▶ [Collected data]
* begin *
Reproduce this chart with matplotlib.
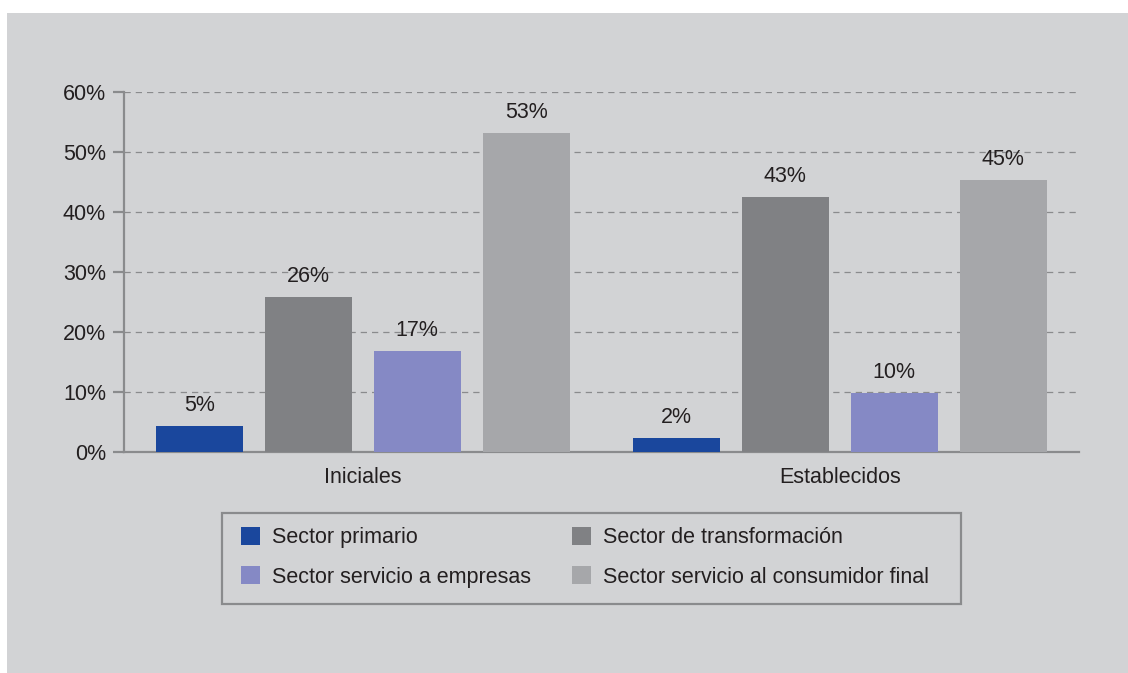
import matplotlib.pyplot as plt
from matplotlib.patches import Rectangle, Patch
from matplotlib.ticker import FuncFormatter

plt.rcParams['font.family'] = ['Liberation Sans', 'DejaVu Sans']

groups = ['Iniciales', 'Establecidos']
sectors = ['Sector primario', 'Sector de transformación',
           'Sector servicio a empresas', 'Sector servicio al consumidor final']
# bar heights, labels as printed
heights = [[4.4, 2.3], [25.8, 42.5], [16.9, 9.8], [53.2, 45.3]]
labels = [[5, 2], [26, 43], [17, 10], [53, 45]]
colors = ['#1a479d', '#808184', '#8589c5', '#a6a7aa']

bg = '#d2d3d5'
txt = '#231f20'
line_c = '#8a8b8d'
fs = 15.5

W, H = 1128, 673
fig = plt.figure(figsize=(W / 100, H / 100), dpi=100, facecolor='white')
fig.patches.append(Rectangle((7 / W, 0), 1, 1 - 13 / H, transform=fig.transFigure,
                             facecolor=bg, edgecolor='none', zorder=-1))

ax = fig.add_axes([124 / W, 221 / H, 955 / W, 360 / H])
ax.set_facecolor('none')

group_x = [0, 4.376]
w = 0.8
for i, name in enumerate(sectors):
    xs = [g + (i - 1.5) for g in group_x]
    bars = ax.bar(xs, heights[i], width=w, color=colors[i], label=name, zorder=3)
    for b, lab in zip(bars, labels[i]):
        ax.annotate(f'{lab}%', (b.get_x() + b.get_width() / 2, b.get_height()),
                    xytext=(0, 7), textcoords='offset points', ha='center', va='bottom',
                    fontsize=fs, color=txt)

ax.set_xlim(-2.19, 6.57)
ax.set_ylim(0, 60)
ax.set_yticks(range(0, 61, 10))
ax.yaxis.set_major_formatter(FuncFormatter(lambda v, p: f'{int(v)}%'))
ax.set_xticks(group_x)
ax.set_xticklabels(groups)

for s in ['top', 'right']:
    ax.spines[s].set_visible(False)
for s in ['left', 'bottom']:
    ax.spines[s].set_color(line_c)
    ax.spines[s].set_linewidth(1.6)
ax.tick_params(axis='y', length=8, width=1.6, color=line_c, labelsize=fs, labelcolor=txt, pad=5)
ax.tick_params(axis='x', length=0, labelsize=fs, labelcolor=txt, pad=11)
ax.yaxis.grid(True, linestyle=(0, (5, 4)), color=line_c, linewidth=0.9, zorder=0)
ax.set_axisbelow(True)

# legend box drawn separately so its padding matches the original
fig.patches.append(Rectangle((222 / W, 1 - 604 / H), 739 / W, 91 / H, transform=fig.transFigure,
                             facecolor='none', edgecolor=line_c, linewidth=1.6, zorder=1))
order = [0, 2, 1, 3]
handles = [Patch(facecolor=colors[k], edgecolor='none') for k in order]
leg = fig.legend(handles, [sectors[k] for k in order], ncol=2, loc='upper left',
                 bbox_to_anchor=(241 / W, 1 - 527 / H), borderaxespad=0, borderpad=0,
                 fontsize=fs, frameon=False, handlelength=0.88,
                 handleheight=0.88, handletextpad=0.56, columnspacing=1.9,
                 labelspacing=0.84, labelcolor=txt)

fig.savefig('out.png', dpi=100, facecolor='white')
* end *
▶ [What to work on]
Print, exactly as written, the lines above from the first one to the one containing "plt.rcParams['font.family'] = ['Liberation". Leave out pictures.

▶ [Response to this task]
Reproduce this chart with matplotlib.
import matplotlib.pyplot as plt
from matplotlib.patches import Rectangle, Patch
from matplotlib.ticker import FuncFormatter

plt.rcParams['font.family'] = ['Liberation Sans', 'DejaVu Sans']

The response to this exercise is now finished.